> [Goal] Only the lines from the line containing "Reproduce this chart with matplotlib." through the line containing "ax.set_ylim(0, 100)" should be reproduced, please, with no pictures.

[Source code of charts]
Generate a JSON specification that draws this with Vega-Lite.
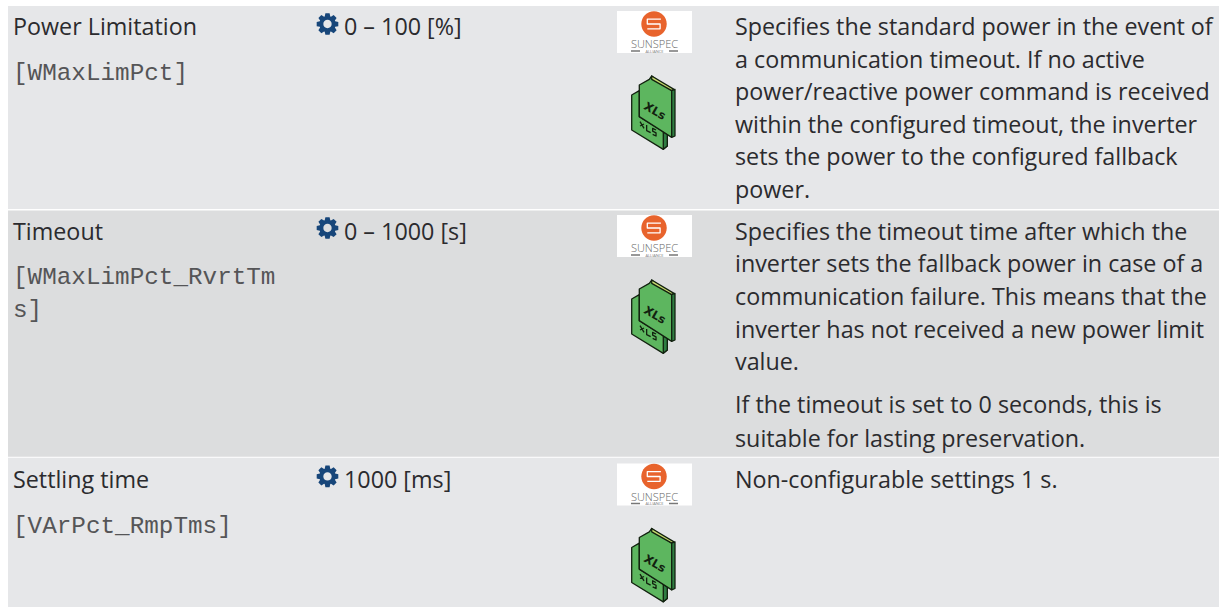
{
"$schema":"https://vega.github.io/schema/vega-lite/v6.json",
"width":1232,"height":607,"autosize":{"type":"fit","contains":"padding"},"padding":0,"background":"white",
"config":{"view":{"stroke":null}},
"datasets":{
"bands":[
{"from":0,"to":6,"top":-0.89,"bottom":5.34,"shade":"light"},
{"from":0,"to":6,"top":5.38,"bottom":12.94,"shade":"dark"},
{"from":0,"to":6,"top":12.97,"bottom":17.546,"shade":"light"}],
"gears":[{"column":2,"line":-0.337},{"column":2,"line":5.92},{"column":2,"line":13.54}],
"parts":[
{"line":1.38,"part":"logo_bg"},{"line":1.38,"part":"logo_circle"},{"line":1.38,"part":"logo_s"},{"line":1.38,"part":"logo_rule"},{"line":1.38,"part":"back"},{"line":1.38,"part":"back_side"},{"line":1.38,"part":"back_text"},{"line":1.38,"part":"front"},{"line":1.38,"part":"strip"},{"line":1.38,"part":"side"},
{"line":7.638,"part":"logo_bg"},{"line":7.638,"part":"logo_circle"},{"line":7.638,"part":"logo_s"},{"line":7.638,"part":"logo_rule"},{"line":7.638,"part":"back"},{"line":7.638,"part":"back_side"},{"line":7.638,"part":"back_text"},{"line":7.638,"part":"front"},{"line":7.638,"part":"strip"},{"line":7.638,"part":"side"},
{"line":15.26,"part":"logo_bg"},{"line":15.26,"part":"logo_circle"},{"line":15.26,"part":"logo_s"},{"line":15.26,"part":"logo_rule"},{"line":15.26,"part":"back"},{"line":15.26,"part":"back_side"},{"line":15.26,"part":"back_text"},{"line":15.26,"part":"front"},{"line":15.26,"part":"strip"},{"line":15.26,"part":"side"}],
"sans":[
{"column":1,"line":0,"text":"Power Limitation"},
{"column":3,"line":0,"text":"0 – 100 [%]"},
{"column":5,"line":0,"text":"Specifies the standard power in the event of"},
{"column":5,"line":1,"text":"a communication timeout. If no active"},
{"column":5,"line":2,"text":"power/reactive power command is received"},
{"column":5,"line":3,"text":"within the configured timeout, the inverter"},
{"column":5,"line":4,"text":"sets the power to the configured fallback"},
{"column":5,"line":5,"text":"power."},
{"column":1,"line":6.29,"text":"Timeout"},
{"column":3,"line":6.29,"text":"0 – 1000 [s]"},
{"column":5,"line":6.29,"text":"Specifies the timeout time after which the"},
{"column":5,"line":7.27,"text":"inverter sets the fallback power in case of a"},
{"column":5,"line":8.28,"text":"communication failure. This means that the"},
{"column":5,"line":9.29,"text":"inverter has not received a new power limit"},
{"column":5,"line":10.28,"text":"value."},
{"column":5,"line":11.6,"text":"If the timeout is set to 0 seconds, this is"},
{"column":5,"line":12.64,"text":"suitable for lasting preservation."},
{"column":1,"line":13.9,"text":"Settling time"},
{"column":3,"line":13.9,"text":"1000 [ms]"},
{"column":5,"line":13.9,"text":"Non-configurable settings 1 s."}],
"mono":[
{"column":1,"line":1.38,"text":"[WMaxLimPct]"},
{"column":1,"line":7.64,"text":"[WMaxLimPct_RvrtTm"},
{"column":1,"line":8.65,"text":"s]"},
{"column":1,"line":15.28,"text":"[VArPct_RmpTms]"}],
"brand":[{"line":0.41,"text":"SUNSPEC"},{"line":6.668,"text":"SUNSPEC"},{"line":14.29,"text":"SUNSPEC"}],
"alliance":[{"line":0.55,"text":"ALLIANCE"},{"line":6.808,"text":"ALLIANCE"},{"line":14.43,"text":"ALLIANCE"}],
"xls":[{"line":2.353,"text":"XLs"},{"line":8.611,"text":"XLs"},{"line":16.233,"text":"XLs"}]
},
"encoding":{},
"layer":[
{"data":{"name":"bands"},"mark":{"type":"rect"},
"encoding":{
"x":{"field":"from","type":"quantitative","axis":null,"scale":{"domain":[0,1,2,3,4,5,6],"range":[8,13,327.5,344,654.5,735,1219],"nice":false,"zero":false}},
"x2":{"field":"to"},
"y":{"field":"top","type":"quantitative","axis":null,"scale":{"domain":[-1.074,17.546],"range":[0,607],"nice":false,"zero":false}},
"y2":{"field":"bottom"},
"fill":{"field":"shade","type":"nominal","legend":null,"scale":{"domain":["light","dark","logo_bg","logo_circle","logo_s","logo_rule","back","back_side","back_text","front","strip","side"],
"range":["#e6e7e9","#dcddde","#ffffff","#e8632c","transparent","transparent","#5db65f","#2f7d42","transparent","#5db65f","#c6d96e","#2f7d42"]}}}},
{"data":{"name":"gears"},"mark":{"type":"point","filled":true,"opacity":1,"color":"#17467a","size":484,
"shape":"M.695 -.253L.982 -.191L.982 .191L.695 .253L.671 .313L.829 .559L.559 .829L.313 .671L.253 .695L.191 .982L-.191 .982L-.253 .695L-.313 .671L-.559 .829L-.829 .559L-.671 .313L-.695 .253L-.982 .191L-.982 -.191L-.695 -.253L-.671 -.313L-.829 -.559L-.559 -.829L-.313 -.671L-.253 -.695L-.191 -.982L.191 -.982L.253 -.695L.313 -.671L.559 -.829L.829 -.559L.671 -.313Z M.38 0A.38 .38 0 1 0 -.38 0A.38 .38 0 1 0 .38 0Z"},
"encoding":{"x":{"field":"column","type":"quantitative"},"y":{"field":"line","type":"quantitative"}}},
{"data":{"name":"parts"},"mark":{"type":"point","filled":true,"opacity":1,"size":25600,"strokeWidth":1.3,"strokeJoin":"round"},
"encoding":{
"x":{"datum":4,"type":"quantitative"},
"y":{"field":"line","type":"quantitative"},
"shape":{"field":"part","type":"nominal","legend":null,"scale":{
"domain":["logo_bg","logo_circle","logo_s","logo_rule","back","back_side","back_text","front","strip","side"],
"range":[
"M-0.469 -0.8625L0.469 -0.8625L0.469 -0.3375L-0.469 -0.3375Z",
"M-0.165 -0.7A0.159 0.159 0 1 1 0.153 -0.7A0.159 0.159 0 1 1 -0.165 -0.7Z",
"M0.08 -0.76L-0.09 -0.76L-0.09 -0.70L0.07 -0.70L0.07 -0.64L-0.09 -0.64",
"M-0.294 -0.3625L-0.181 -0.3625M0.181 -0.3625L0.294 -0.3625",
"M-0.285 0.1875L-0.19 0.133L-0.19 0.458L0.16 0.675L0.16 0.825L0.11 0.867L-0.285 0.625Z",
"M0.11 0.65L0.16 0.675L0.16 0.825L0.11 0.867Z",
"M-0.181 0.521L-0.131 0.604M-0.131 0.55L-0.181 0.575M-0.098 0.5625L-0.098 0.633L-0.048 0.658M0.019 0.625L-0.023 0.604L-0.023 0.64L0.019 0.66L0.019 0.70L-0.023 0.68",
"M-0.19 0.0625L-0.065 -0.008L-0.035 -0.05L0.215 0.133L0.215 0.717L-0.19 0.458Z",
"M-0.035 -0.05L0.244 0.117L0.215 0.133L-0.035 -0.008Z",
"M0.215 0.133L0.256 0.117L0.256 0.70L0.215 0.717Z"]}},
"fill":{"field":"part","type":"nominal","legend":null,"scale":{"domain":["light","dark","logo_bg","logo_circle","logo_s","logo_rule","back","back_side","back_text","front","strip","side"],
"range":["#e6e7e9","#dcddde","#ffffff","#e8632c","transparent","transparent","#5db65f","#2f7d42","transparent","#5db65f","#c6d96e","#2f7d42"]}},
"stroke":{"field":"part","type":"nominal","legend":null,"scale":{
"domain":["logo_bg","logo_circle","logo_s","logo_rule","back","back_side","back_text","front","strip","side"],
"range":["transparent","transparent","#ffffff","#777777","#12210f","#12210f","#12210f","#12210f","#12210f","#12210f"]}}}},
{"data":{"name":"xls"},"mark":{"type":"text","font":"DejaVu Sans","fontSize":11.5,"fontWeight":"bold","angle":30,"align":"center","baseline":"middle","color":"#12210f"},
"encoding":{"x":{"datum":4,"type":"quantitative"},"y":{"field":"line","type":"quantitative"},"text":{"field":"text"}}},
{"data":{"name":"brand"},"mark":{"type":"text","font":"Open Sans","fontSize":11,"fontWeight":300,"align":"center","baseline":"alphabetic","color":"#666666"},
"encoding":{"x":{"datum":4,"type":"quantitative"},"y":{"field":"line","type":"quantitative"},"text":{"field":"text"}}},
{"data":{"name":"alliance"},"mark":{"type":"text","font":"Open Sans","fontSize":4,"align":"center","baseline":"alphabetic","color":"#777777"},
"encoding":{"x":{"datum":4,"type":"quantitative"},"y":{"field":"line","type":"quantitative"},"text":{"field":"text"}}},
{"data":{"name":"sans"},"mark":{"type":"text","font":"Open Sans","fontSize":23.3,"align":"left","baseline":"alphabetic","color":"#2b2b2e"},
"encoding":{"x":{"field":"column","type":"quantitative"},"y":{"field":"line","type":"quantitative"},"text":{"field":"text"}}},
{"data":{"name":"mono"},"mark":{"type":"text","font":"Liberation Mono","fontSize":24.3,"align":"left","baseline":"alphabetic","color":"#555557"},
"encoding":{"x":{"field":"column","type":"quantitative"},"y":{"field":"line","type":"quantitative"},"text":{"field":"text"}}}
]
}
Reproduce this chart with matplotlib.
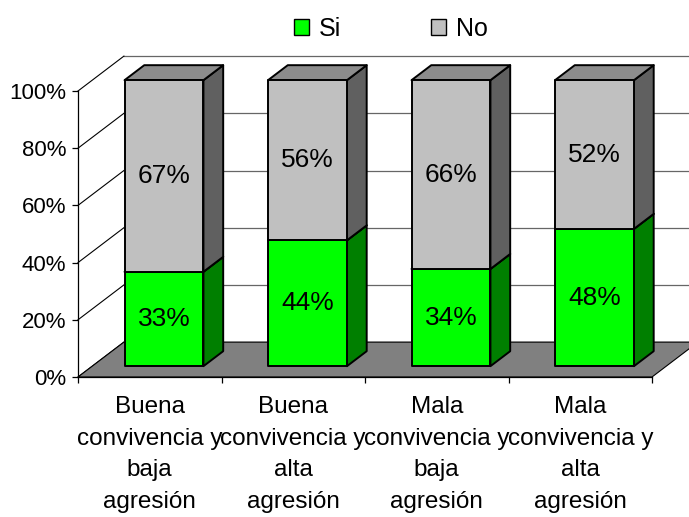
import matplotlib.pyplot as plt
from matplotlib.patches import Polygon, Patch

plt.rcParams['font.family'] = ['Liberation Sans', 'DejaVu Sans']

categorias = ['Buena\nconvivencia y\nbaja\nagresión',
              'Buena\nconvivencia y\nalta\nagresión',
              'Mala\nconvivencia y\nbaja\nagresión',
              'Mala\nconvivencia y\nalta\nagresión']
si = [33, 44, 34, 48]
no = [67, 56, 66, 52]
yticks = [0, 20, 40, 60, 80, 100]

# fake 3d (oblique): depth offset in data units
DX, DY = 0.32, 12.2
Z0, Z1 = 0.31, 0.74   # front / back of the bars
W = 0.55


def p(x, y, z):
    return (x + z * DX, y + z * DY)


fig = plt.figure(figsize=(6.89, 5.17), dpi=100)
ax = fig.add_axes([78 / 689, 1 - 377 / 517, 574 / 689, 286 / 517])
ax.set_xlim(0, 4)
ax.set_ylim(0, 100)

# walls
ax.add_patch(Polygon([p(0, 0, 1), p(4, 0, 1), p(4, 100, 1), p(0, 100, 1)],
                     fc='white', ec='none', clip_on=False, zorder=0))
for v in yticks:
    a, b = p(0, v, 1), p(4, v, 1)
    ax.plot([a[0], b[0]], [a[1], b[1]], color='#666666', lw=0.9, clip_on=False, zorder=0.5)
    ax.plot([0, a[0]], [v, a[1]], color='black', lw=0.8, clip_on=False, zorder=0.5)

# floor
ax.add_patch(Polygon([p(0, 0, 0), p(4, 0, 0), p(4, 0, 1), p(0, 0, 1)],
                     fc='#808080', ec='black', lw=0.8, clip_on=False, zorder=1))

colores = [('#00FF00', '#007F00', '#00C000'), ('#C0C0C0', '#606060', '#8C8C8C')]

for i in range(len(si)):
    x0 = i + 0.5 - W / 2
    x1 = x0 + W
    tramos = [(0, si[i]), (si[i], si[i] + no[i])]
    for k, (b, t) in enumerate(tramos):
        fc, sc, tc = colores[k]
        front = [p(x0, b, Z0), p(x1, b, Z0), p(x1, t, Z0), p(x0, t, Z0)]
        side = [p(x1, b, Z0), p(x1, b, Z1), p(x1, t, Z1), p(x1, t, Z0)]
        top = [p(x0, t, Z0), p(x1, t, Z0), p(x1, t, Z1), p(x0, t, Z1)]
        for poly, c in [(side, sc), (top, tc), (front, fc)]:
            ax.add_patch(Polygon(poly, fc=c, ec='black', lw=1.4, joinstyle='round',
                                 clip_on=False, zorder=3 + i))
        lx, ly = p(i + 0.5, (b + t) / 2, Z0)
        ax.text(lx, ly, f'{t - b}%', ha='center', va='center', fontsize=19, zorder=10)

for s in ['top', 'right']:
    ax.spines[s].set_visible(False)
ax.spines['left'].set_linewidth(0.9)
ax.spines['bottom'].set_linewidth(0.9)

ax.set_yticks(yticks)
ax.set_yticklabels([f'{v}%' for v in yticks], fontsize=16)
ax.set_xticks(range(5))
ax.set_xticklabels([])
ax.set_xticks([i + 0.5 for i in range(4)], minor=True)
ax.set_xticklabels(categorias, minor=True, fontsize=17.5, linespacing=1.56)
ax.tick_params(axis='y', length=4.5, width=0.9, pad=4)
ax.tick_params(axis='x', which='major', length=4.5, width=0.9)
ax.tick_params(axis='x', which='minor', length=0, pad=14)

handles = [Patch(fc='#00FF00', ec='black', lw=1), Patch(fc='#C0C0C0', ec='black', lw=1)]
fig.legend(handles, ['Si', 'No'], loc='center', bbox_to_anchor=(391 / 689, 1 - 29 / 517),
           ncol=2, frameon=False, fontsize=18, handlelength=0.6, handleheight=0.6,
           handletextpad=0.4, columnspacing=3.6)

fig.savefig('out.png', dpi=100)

> [The answer]
Reproduce this chart with matplotlib.
import matplotlib.pyplot as plt
from matplotlib.patches import Polygon, Patch

plt.rcParams['font.family'] = ['Liberation Sans', 'DejaVu Sans']

categorias = ['Buena\nconvivencia y\nbaja\nagresión',
              'Buena\nconvivencia y\nalta\nagresión',
              'Mala\nconvivencia y\nbaja\nagresión',
              'Mala\nconvivencia y\nalta\nagresión']
si = [33, 44, 34, 48]
no = [67, 56, 66, 52]
yticks = [0, 20, 40, 60, 80, 100]

# fake 3d (oblique): depth offset in data units
DX, DY = 0.32, 12.2
Z0, Z1 = 0.31, 0.74   # front / back of the bars
W = 0.55


def p(x, y, z):
    return (x + z * DX, y + z * DY)


fig = plt.figure(figsize=(6.89, 5.17), dpi=100)
ax = fig.add_axes([78 / 689, 1 - 377 / 517, 574 / 689, 286 / 517])
ax.set_xlim(0, 4)
ax.set_ylim(0, 100)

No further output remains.